--- What to work on ---
Take the lines of the data below from the very first through the line containing "import pandas as pd" and output them exactly, pictures excluded.

--- Records for this exercise ---
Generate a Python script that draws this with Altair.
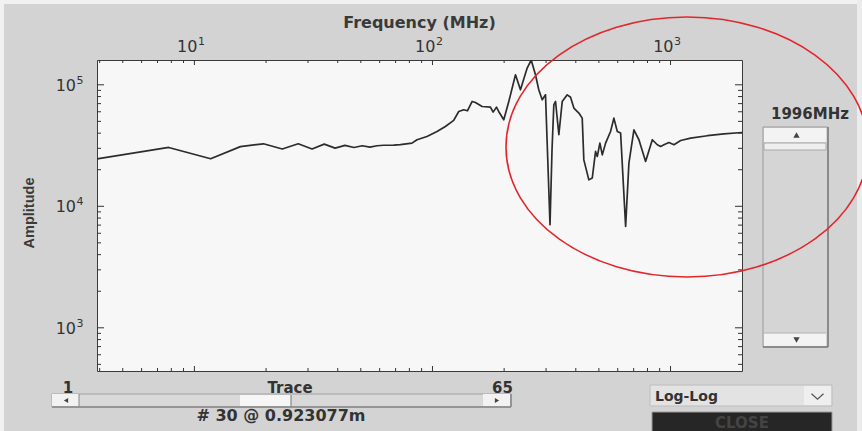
import altair as alt
import pandas as pd

# ---- spectrum of trace #30 (frequency in MHz, amplitude) ----
freq_mhz = [3.898, 7.8, 11.7, 15.6, 19.5, 23.4, 27.3, 31.2, 35.1, 39.0, 42.9, 46.8,
            50.7, 54.6, 58.5, 62.4, 68.7, 73.3, 82.0, 86.1, 94.8, 104.5, 113.3, 122.8,
            128.9, 135.3, 140.2, 146.8, 151.5, 161.7, 175.2, 179.8, 185.7, 189.7, 199.3,
            209.2, 223.2, 234.2, 249.9, 259.8, 270.8, 279.6, 289.0, 298.4, 311.7, 317.8,
            323.4, 328.8, 339.5, 350.8, 368.1, 380.2, 392.6, 412.1, 425.6, 432.3, 453.8,
            469.0, 484.2, 492.3, 504.9, 516.8, 533.6, 559.8, 578.1, 597.5, 617.0, 647.6,
            668.6, 701.7, 736.5, 785.7, 838.4, 880.0, 908.6, 938.1, 984.6, 1033.5,
            1102.7, 1214.6, 1427.9, 1677.2, 1996.0]
amplitude = [24600, 30500, 24600, 31000, 32700, 29600, 32700, 29600, 32500, 30100,
             31700, 30500, 31500, 30700, 31500, 31800, 31900, 32200, 33100, 35300,
             37500, 41300, 45400, 50900, 60300, 62300, 61100, 72900, 71500, 66300,
             65500, 59600, 65500, 60300, 51500, 72900, 120900, 91000, 137200, 160000,
             120900, 91000, 75300, 82700, 7040, 29200, 68400, 72900, 38800, 72900,
             82700, 78900, 64300, 58500, 53200, 24100, 16500, 17100, 28300, 25700,
             33100, 26500, 33100, 41300, 53200, 41300, 40100, 6820, 22700, 42600,
             35300, 23400, 35300, 32100, 31100, 32100, 33500, 32100, 34800, 36400,
             38100, 39500, 40500]

# ---- log-axis ticks ----
x_major = [10, 100, 1000]
x_major_exp = ["1", "2", "3"]
x_minor = [4, 5, 6, 7, 8, 9, 20, 30, 40, 50, 60, 70, 80, 90,
           200, 300, 400, 500, 600, 700, 800, 900]
y_major = [1000, 10000, 100000]
y_major_exp = ["3", "4", "5"]
y_minor = [500, 600, 700, 800, 900, 2000, 3000, 4000, 5000, 6000, 7000, 8000, 9000,
           20000, 30000, 40000, 50000, 60000, 70000, 80000, 90000]

# ---- window geometry ----
PAD_L, PAD_T, PAD_R, PAD_B = 97, 60, 120, 60
W, H = 645, 311
AX = "#333333"
TXT = "#333333"
GUI_FONT = "DejaVu Sans"

xs = alt.Scale(type="log", domain=[3.898, 1996], nice=False)
ys = alt.Scale(type="log", domain=[441, 160000], nice=False)

one = pd.DataFrame({"k": [0]})


def px(x):
    return alt.value(x - PAD_L)


def py(y):
    return alt.value(y - PAD_T)


def box(x0, y0, x1, y1, fill, stroke=None, sw=1.0):
    kw = {"fill": fill}
    if stroke:
        kw.update(stroke=stroke, strokeWidth=sw)
    return alt.Chart(one).mark_rect(**kw).encode(x=px(x0), x2=px(x1), y=py(y0), y2=py(y1))


def seg(x0, y0, x1, y1, color, sw=1.0):
    return alt.Chart(one).mark_rule(color=color, strokeWidth=sw).encode(
        x=px(x0), x2=px(x1), y=py(y0), y2=py(y1))


def label(text, x, y, size, align="center", weight="bold", color=TXT, font=GUI_FONT, angle=0):
    kw = dict(text=text, align=align, baseline="middle", fontSize=size,
              fontWeight=weight, font=font, color=color)
    if angle:
        kw["angle"] = angle
    return alt.Chart(one).mark_text(**kw).encode(x=px(x), y=py(y))


def glyph(shape, x, y, size, color="#444444", filled=True, sw=1.0):
    kw = dict(shape=shape, size=size, opacity=1)
    if filled:
        kw.update(filled=True, fill=color, strokeWidth=0)
    else:
        kw.update(filled=False, stroke=color, strokeWidth=sw)
    return alt.Chart(one).mark_point(**kw).encode(x=px(x), y=py(y))


# ---- plot content ----
spec = pd.DataFrame({"freq": freq_mhz, "amp": amplitude})
trace = alt.Chart(spec).mark_line(
    color="#2c2c2c", strokeWidth=1.7, strokeJoin="round", clip=True
).encode(
    x=alt.X("freq:Q", scale=xs, axis=None),
    y=alt.Y("amp:Q", scale=ys, axis=None),
)


def xticks(vals, length):
    df = pd.DataFrame({"freq": vals})
    enc_x = alt.X("freq:Q", scale=xs, axis=None)
    top = alt.Chart(df).mark_rule(color=AX).encode(x=enc_x, y=alt.value(0), y2=alt.value(length))
    bot = alt.Chart(df).mark_rule(color=AX).encode(x=enc_x, y=alt.value(H), y2=alt.value(H - length))
    return [top, bot]


def yticks(vals, length):
    df = pd.DataFrame({"amp": vals})
    enc_y = alt.Y("amp:Q", scale=ys, axis=None)
    left = alt.Chart(df).mark_rule(color=AX).encode(y=enc_y, x=alt.value(0), x2=alt.value(length))
    right = alt.Chart(df).mark_rule(color=AX).encode(y=enc_y, x=alt.value(W), x2=alt.value(W - length))
    return [left, right]


ticks = xticks(x_major, 5) + xticks(x_minor, 3) + yticks(y_major, 7) + yticks(y_minor, 4)

xl = pd.DataFrame({"freq": x_major, "exp": x_major_exp})
yl = pd.DataFrame({"amp": y_major, "exp": y_major_exp})
tick_font = dict(font=GUI_FONT, color=AX, baseline="middle")
x_base = alt.Chart(xl).mark_text(text="10", align="right", dx=3, fontSize=16, **tick_font).encode(
    x=alt.X("freq:Q", scale=xs, axis=None), y=alt.value(-13.5))
x_sup = alt.Chart(xl).mark_text(align="left", dx=3.5, fontSize=11, **tick_font).encode(
    x=alt.X("freq:Q", scale=xs, axis=None), y=alt.value(-18), text="exp:N")
y_base = alt.Chart(yl).mark_text(text="10", align="right", dy=1, fontSize=16, **tick_font).encode(
    y=alt.Y("amp:Q", scale=ys, axis=None), x=alt.value(-21))
y_sup = alt.Chart(yl).mark_text(align="left", dy=-4, fontSize=11, **tick_font).encode(
    y=alt.Y("amp:Q", scale=ys, axis=None), x=alt.value(-20.5), text="exp:N")

titles = [
    label("Frequency (MHz)", 419.5, 23, 16, color="#3a3a3a"),
    label("Amplitude", 30, 213, 14.5, weight="bold", font="Liberation Sans",
          color="#3a3a3a", angle=270),
]

# ---- window frame ----
frame = [
    box(0, 0, 862, 4, "#f1f1f1"),
    box(0, 0, 4, 431, "#f1f1f1"),
    box(857, 0, 862, 431, "#ececec"),
]

# ---- frequency scroll bar (right) ----
vscroll = [
    box(763, 127, 828, 347, "#d5d5d5", "#9a9a9a"),
    box(764, 128, 826, 142, "#f3f3f3"),
    box(764, 143, 826, 150, "#efefef", "#a8a8a8"),
    box(764, 333, 826, 346, "#f3f3f3"),
    seg(764, 333, 826, 333, "#b0b0b0"),
    seg(828, 127, 828, 347, "#7c7c7c", 1.5),
    seg(763, 347, 828, 347, "#7c7c7c", 1.5),
    glyph("triangle-up", 796.5, 135, 40),
    glyph("triangle-down", 796.5, 340, 40),
    label("1996MHz", 771, 114, 15, align="left"),
]

# ---- trace slider (bottom) ----
hscroll = [
    box(52, 394, 511, 407, "#d9d9d9", "#a0a0a0"),
    box(52, 394, 79, 406, "#f2f2f2"),
    box(240, 395, 291, 406, "#f6f6f6"),
    seg(291, 395, 291, 407, "#777777"),
    box(483, 394, 510, 406, "#f2f2f2"),
    seg(52, 407, 511, 407, "#888888", 1.5),
    seg(511, 394, 511, 407, "#888888", 1.5),
    seg(79, 394, 79, 407, "#888888"),
    glyph("triangle-left", 66, 400.5, 24),
    glyph("triangle-right", 497, 400.5, 24),
    label("1", 68, 387.5, 15),
    label("Trace", 290, 387.5, 15),
    label("65", 502.5, 387.5, 15),
    label("# 30 @ 0.923077m", 281, 416, 16),
]

# ---- scale selector and close button ----
controls = [
    box(650, 385, 832, 406, "#e3e3e3", "#bdbdbd"),
    box(804, 386, 831, 405, "#efefef"),
    glyph("M -1 -0.45 L 0 0.45 L 1 -0.45", 817.5, 396.5, 144, color="#555555",
          filled=False, sw=1.3),
    label("Log-Log", 655, 397, 14, align="left"),
    box(652, 412, 832, 434, "#262626", "#9a9a9a"),
    label("CLOSE", 742, 423, 15, color="#444444"),
]

# ---- highlight around the resonance band ----
ellipse = alt.Chart(one).mark_point(
    shape="M -1 0 A 1 0.718 0 1 1 1 0 A 1 0.718 0 1 1 -1 0 Z",
    size=362 ** 2, filled=False, stroke="#e3262b", strokeWidth=1.6, opacity=1,
).encode(x=px(687), y=py(147))

chart = alt.layer(
    *frame, trace, *ticks, x_base, x_sup, y_base, y_sup, *titles,
    *vscroll, *hscroll, *controls, ellipse,
).properties(
    width=W, height=H,
    padding={"left": PAD_L, "top": PAD_T, "right": PAD_R, "bottom": PAD_B},
    autosize=alt.AutoSizeParams(type="none"),
    background="#d3d3d3",
).configure_view(fill="#f7f7f7", stroke="#3a3a3a", strokeWidth=1)

chart.save("out.html", embed_options={"renderer": "svg", "actions": False})
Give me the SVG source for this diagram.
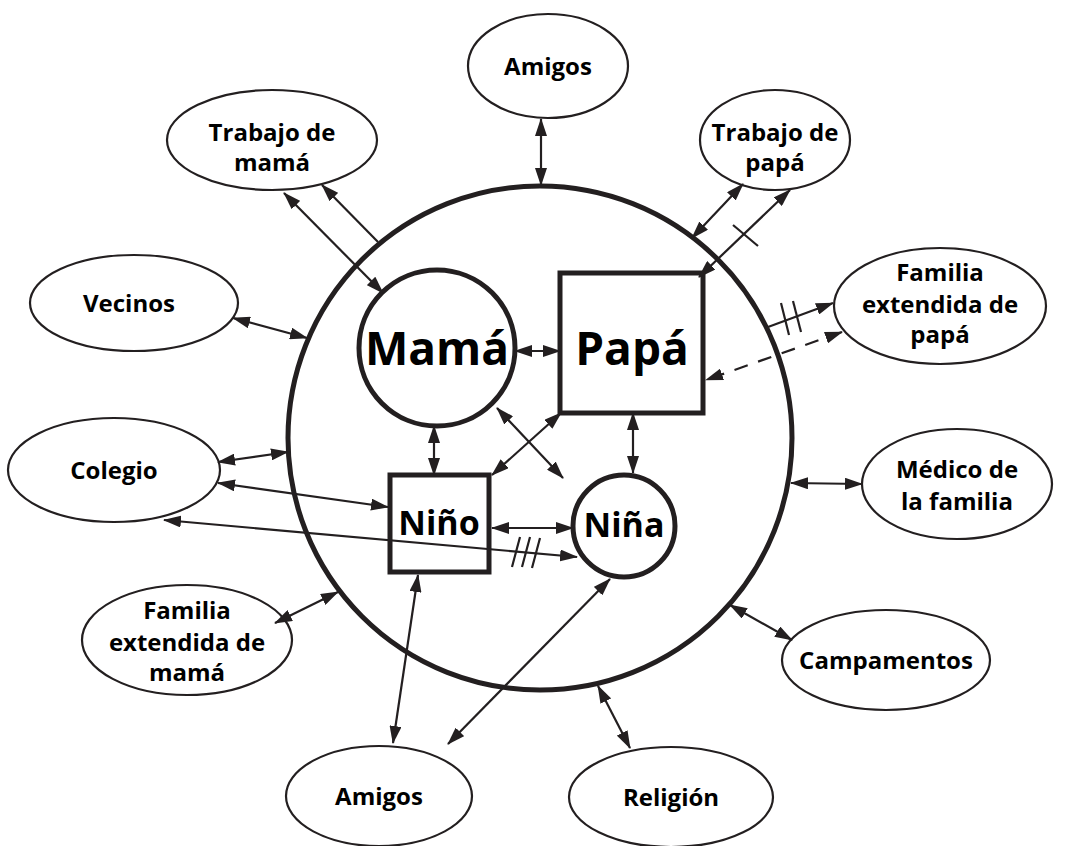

--- The reply ---
Generate a Python script that draws this with Altair.
import altair as alt
import pandas as pd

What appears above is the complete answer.